— START OF EXERCISE DATA —

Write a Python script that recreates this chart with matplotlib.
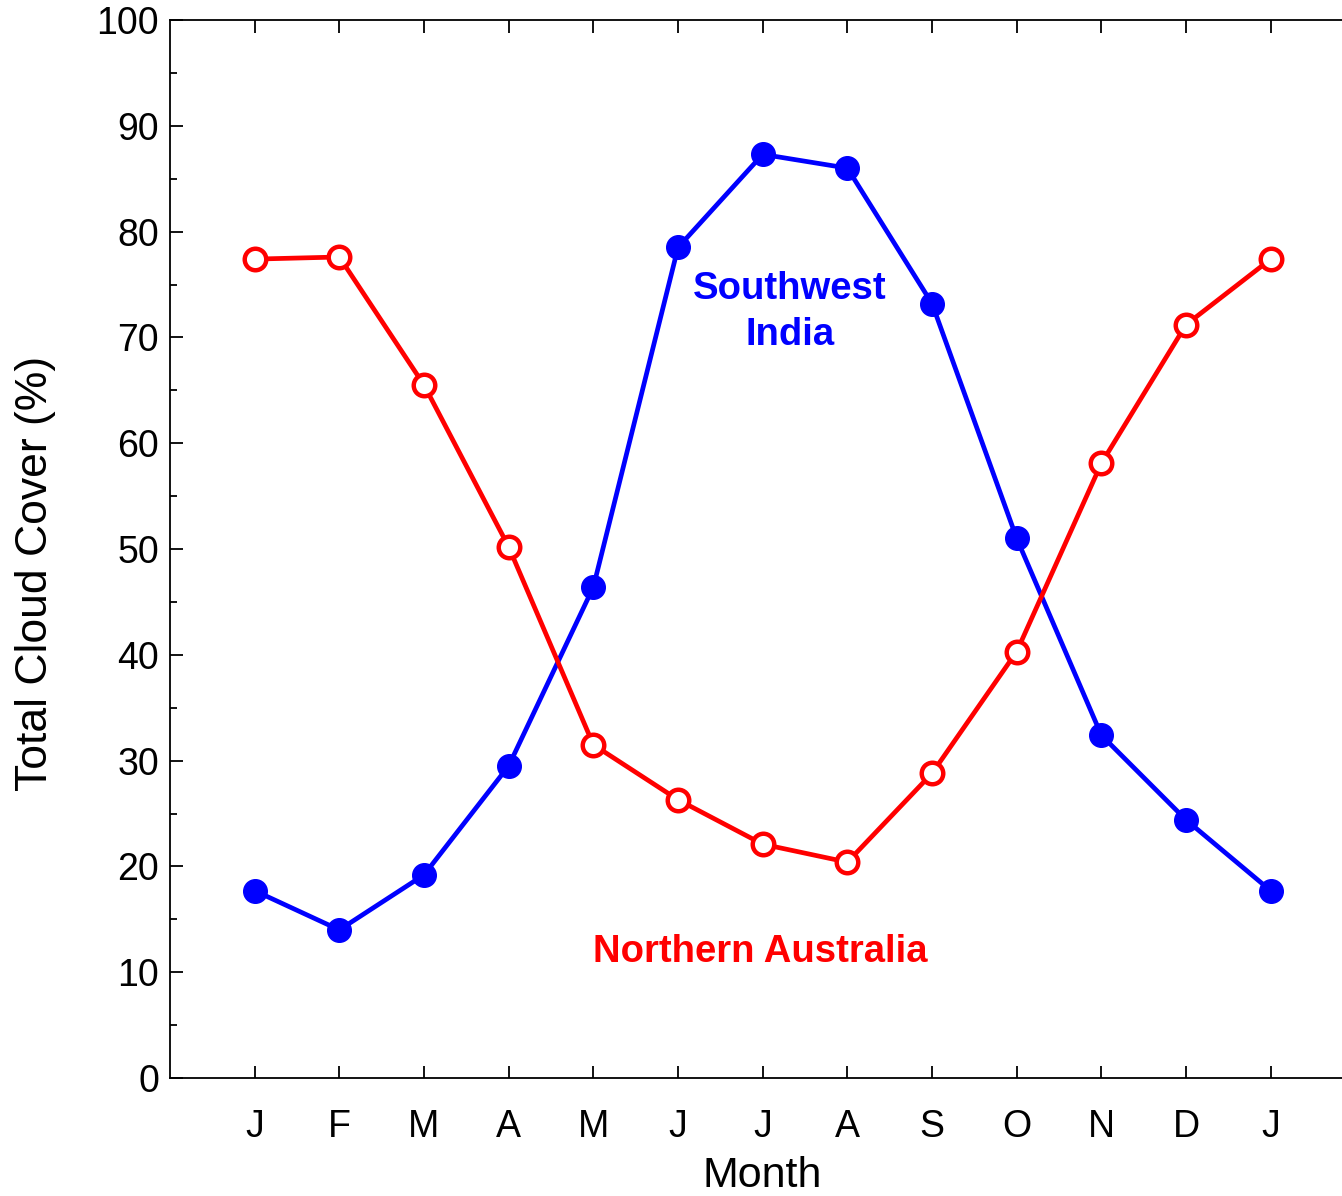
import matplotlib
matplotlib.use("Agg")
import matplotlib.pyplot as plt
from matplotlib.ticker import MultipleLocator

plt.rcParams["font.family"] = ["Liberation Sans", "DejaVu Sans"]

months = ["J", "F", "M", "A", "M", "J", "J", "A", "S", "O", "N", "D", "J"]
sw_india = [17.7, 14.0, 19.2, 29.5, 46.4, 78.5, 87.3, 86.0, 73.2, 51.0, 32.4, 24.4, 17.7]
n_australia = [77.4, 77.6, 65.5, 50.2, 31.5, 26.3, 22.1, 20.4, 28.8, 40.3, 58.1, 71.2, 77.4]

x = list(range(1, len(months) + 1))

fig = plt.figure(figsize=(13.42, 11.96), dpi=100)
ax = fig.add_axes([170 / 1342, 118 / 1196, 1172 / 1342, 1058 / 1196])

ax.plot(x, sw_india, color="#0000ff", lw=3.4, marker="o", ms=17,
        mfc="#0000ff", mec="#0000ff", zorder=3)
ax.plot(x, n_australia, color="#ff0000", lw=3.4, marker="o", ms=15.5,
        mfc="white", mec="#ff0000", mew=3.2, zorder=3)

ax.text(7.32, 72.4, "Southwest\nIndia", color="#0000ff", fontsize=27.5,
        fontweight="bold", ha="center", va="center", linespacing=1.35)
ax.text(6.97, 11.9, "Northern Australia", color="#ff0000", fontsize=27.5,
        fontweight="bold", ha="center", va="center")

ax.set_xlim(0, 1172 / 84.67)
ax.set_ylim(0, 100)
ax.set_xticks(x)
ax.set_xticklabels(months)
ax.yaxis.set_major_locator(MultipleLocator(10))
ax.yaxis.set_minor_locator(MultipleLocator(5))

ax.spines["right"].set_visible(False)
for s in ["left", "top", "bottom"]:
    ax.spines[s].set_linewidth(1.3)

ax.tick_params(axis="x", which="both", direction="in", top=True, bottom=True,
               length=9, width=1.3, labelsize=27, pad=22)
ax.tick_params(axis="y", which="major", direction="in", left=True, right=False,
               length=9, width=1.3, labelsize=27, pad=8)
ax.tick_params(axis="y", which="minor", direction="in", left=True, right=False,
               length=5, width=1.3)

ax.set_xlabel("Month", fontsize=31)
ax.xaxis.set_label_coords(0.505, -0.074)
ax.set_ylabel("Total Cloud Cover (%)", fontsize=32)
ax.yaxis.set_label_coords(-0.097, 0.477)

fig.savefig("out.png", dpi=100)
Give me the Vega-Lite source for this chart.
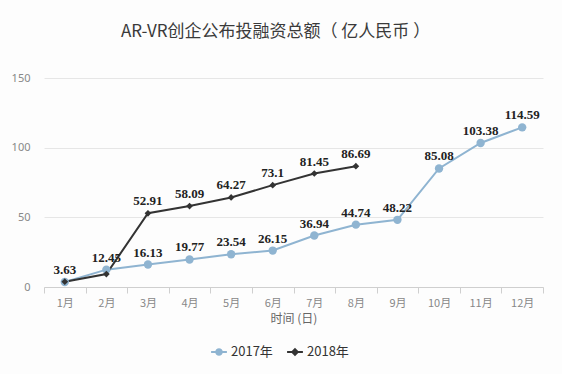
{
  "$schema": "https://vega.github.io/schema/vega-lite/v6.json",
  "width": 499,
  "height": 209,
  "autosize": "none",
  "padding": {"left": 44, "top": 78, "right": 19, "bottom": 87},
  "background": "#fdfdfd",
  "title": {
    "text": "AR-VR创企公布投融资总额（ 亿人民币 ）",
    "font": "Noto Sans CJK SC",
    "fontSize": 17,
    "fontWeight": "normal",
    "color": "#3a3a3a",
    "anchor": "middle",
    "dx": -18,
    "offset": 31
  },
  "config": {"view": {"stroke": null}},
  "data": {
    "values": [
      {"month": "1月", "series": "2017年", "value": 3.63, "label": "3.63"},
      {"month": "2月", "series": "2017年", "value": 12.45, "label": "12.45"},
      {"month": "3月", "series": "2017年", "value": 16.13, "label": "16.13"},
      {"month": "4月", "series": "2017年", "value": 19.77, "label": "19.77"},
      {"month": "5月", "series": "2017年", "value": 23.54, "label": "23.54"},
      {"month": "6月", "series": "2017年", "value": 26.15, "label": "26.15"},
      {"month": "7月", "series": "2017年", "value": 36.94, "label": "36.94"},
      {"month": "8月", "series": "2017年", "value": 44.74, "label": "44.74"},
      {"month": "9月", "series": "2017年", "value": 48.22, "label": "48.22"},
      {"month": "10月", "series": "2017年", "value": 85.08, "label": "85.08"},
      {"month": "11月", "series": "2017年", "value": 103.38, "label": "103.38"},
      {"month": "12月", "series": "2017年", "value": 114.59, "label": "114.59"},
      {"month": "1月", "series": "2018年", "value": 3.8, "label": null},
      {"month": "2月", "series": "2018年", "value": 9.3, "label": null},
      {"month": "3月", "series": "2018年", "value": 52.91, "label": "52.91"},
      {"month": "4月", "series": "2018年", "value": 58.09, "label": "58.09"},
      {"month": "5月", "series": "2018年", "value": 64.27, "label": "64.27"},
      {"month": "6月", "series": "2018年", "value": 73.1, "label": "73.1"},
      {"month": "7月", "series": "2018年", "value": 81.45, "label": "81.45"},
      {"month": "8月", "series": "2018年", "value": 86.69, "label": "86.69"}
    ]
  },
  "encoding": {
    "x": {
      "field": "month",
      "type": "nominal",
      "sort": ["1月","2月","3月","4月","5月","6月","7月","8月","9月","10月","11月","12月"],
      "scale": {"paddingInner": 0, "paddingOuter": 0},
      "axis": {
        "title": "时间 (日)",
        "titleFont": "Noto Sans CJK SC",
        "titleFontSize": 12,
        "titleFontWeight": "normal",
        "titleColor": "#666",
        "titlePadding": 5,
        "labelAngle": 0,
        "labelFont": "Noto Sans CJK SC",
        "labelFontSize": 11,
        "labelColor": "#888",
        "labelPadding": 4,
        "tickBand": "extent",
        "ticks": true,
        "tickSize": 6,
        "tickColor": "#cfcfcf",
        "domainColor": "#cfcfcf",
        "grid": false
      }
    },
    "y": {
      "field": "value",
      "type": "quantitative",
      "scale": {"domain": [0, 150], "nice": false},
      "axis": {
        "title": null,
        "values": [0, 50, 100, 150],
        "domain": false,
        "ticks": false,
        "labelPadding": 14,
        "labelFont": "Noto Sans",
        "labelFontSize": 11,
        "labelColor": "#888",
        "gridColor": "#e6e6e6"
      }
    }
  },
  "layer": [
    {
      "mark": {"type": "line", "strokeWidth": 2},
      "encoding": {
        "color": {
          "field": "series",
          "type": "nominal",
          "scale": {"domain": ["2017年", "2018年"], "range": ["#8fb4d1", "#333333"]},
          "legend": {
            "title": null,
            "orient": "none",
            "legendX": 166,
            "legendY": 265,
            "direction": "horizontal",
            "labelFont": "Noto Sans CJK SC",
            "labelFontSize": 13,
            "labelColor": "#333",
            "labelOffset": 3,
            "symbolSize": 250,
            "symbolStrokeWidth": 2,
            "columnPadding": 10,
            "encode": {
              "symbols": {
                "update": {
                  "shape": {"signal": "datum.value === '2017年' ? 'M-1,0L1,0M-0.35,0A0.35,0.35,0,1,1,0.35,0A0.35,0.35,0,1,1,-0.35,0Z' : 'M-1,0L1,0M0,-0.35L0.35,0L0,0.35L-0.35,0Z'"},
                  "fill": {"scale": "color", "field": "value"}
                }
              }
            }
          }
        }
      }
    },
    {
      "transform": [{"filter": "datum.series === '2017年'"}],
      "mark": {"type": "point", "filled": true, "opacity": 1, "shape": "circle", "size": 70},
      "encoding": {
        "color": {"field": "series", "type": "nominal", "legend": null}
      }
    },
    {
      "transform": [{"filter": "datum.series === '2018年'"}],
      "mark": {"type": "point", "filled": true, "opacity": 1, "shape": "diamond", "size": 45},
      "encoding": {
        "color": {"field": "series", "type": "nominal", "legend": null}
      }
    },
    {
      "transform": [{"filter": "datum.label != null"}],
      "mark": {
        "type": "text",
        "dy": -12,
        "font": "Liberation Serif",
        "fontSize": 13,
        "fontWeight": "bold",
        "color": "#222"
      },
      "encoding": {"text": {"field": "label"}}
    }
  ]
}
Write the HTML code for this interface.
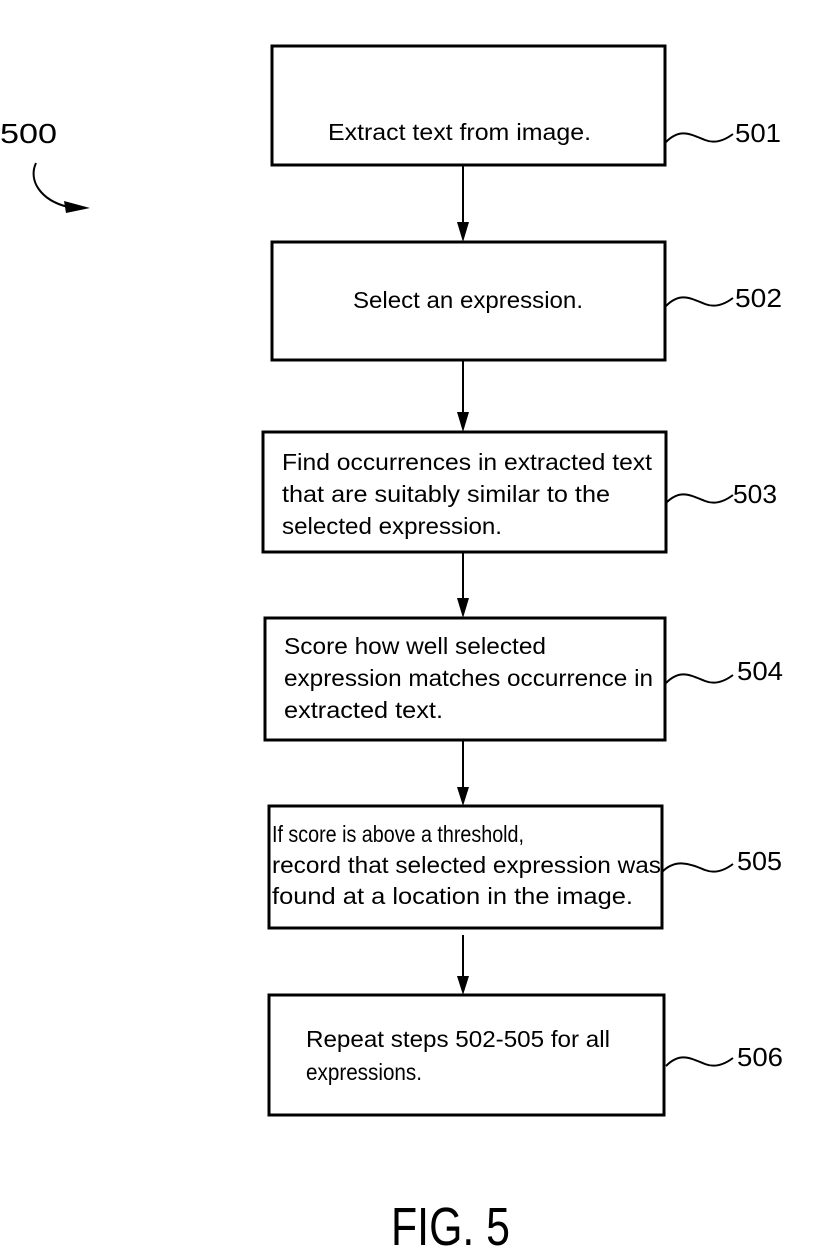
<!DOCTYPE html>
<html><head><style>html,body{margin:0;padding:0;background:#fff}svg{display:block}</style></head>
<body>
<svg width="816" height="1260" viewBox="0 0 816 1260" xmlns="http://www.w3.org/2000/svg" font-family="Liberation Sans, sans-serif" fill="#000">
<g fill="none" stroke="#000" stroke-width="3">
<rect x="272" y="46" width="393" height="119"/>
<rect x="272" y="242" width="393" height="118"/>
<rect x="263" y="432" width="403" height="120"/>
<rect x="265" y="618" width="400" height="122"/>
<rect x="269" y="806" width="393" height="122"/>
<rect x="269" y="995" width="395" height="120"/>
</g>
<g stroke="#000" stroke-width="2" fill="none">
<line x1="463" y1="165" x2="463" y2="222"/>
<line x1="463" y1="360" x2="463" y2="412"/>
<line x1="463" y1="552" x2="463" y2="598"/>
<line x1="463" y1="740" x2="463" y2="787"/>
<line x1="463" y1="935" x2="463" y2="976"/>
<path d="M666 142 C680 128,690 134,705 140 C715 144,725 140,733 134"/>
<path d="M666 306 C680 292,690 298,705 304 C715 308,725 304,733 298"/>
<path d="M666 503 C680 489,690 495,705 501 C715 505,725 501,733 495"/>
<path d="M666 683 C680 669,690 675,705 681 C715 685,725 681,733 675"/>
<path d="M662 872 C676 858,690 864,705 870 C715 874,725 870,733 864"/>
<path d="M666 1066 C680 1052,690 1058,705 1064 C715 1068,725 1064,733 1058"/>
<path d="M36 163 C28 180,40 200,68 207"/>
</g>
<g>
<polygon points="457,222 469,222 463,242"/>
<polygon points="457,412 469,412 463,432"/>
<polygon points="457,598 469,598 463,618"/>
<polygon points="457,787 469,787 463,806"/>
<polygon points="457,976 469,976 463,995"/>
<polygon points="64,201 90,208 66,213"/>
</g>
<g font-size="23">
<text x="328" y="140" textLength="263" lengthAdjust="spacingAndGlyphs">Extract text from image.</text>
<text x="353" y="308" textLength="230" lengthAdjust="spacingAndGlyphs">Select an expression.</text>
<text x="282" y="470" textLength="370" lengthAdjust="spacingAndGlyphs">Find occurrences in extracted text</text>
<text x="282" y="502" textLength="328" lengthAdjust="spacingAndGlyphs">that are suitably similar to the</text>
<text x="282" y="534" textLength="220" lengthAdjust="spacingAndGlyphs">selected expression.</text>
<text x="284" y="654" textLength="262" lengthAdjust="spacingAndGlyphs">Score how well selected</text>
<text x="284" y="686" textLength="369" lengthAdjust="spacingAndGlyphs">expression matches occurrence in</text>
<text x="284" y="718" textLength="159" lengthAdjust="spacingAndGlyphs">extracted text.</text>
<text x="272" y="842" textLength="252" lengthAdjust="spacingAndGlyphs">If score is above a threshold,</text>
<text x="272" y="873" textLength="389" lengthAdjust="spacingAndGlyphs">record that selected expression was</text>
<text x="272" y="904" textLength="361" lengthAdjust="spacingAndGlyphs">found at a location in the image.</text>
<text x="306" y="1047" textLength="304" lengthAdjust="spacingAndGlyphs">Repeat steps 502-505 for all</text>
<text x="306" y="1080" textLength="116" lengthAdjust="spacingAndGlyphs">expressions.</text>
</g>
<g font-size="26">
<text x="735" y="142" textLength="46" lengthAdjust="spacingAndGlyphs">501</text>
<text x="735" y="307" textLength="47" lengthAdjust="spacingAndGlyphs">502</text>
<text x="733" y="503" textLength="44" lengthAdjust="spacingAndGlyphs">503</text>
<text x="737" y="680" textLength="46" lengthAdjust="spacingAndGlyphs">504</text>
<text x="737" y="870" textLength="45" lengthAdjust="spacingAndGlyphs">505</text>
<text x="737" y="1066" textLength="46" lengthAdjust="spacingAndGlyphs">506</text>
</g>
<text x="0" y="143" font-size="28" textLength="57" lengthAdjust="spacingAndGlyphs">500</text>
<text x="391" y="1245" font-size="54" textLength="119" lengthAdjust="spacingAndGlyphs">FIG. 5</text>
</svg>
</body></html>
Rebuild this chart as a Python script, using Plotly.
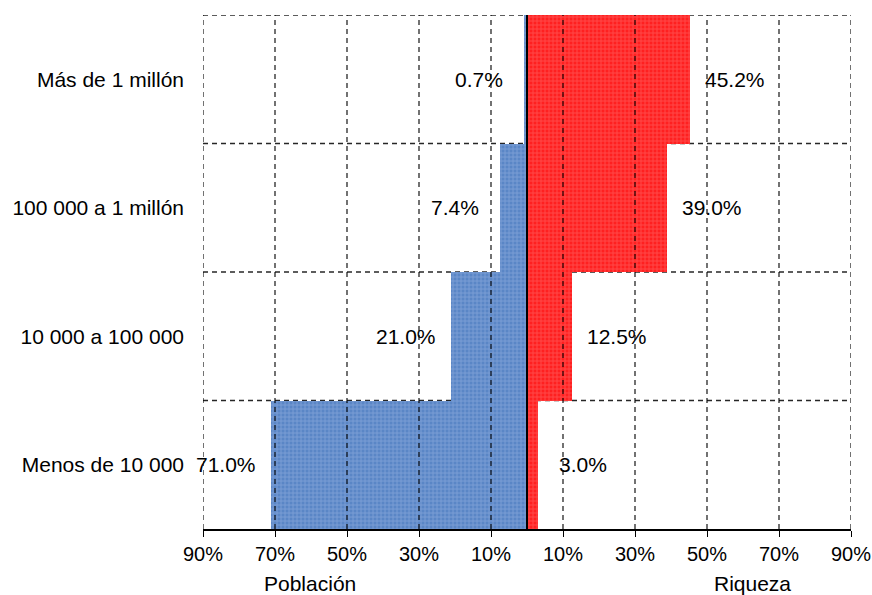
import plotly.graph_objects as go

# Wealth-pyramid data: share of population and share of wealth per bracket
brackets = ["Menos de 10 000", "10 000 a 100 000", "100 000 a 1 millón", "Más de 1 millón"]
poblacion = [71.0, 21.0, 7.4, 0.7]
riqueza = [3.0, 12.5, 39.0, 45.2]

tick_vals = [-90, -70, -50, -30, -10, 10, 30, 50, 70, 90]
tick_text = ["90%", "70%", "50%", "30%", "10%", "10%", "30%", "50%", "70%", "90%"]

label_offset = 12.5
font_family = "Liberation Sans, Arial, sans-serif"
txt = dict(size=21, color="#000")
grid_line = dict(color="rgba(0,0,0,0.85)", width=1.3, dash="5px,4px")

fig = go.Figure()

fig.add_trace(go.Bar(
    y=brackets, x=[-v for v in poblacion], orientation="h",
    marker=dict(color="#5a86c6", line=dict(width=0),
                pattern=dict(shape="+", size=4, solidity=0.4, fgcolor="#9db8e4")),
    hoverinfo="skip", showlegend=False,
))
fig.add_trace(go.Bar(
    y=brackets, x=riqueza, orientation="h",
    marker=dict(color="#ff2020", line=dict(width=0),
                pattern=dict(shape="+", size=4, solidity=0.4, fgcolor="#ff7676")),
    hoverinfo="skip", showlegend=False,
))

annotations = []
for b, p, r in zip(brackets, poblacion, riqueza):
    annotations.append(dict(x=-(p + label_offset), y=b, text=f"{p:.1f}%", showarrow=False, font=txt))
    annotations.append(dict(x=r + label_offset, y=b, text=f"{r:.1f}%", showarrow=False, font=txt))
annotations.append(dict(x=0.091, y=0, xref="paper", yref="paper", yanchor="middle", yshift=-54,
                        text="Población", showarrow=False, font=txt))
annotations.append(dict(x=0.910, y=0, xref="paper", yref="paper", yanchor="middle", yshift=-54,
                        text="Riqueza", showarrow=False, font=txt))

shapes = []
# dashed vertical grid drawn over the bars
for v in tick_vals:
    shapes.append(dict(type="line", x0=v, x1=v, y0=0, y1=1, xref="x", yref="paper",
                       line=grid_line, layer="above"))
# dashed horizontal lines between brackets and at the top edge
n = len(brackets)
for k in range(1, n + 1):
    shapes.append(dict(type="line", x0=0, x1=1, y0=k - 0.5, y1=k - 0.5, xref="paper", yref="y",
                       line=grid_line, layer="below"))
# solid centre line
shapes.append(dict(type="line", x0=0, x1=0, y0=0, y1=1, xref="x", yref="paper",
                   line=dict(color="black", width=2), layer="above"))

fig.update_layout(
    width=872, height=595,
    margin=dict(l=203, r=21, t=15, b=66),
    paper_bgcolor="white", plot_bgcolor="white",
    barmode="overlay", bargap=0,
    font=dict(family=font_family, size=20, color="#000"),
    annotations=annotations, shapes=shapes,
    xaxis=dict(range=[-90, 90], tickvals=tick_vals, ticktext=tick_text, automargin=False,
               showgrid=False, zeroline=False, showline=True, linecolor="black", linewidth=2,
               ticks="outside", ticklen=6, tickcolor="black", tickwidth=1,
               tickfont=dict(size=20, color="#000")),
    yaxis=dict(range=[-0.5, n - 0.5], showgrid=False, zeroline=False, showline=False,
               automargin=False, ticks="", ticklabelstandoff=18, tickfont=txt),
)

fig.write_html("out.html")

— END OF EXERCISE DATA —

GOAL OF THE EXERCISE:
Omitting all pictures, restate exactly the lines of the material from its start through the line that contains "ax.yaxis.set_label_coords(-0.097, 0.477)".

RIGHT ANSWER:
Write a Python script that recreates this chart with matplotlib.
import matplotlib
matplotlib.use("Agg")
import matplotlib.pyplot as plt
from matplotlib.ticker import MultipleLocator

plt.rcParams["font.family"] = ["Liberation Sans", "DejaVu Sans"]

months = ["J", "F", "M", "A", "M", "J", "J", "A", "S", "O", "N", "D", "J"]
sw_india = [17.7, 14.0, 19.2, 29.5, 46.4, 78.5, 87.3, 86.0, 73.2, 51.0, 32.4, 24.4, 17.7]
n_australia = [77.4, 77.6, 65.5, 50.2, 31.5, 26.3, 22.1, 20.4, 28.8, 40.3, 58.1, 71.2, 77.4]

x = list(range(1, len(months) + 1))

fig = plt.figure(figsize=(13.42, 11.96), dpi=100)
ax = fig.add_axes([170 / 1342, 118 / 1196, 1172 / 1342, 1058 / 1196])

ax.plot(x, sw_india, color="#0000ff", lw=3.4, marker="o", ms=17,
        mfc="#0000ff", mec="#0000ff", zorder=3)
ax.plot(x, n_australia, color="#ff0000", lw=3.4, marker="o", ms=15.5,
        mfc="white", mec="#ff0000", mew=3.2, zorder=3)

ax.text(7.32, 72.4, "Southwest\nIndia", color="#0000ff", fontsize=27.5,
        fontweight="bold", ha="center", va="center", linespacing=1.35)
ax.text(6.97, 11.9, "Northern Australia", color="#ff0000", fontsize=27.5,
        fontweight="bold", ha="center", va="center")

ax.set_xlim(0, 1172 / 84.67)
ax.set_ylim(0, 100)
ax.set_xticks(x)
ax.set_xticklabels(months)
ax.yaxis.set_major_locator(MultipleLocator(10))
ax.yaxis.set_minor_locator(MultipleLocator(5))

ax.spines["right"].set_visible(False)
for s in ["left", "top", "bottom"]:
    ax.spines[s].set_linewidth(1.3)

ax.tick_params(axis="x", which="both", direction="in", top=True, bottom=True,
               length=9, width=1.3, labelsize=27, pad=22)
ax.tick_params(axis="y", which="major", direction="in", left=True, right=False,
               length=9, width=1.3, labelsize=27, pad=8)
ax.tick_params(axis="y", which="minor", direction="in", left=True, right=False,
               length=5, width=1.3)

ax.set_xlabel("Month", fontsize=31)
ax.xaxis.set_label_coords(0.505, -0.074)
ax.set_ylabel("Total Cloud Cover (%)", fontsize=32)
ax.yaxis.set_label_coords(-0.097, 0.477)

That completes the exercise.